Le président Abdelmajid Tebboune affirme avoir tendu la main et promis de répondre aux revendications du Hirak. Qu’en pensez-vous ?
C’est une fausse main tendue. Les Algériens ne sont pas dupes et savent que le pouvoir est contre le Hirak, même s’il passe son temps à le glorifier. Abdelmajid Tebboune sait qu’il est issu d’une élection illégitime et sans doute la plus rejetée depuis l’indépendance de l’Algérie en 1962. On le voit chaque vendredi, nous sommes encore loin de toute ouverture démocratique, et le but du pouvoir est de tuer et de museler ce mouvement. Il suffit d’observer l’ampleur de la mobilisation policière et la répression qui cherche à empêcher les manifestants de défiler le matin, qui réduit les espaces de manifestations dans la rue, et qui interdit l’accès aux places publiques.
Le Hirak pourrait-il prendre une autre forme ? Doit-il se doter de représentants et se transformer en parti politique ?
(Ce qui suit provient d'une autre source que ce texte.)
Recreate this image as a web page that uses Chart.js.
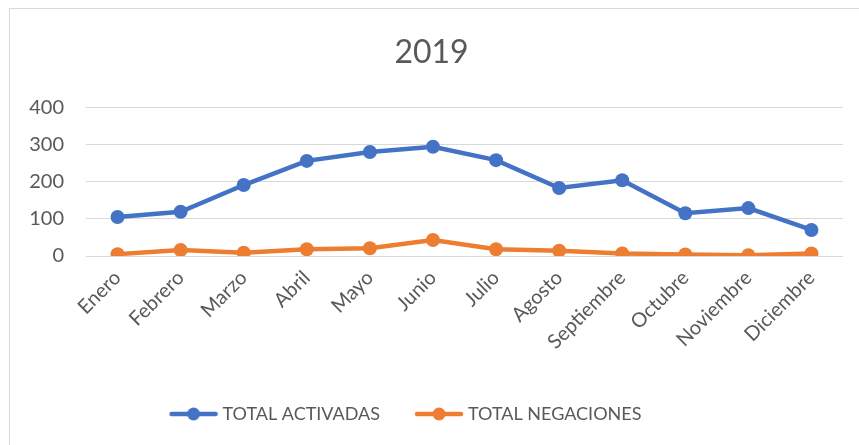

La force de ce mouvement c’est qu’il n’a justement pas de représentant. C’est un avantage mais une faiblesse à la fois. D’autre part, une grande partie des Algériens sont opposés aux partis politiques, parce qu’ils ont vu ce que les partis, qu’ils soient de pouvoir ou d’opposition, ont fait durant ces cinquante dernières années. De mon côté, je pense que le Hirak doit se cristalliser autour de revendications politiques, et avoir une vision de l’avenir. Le 20 février, à Alger, doit se tenir une conférence nationale. Elle réunira non pas des représentants, mais des acteurs du Hirak issus de la société civile, comme des avocats, des journalistes, des militants, des universitaires, qui ont participé au mouvement depuis les premiers jours. Venant de plusieurs régions du pays, ils vont se réunir, non par pour parler au nom du mouvement, mais pour discuter et dire comment ils voient l’avenir. Il faut absolument que cette mobilisation historique, aussi spontanée qu’inattendue, se poursuive de la même manière qu’elle a commencé, c’est-à-dire d’une manière totalement pacifique. Espérons qu’elle puisse réaliser un jour les rêves de tous les Algériens, à savoir ceux d’une Algérie libre et démocratique.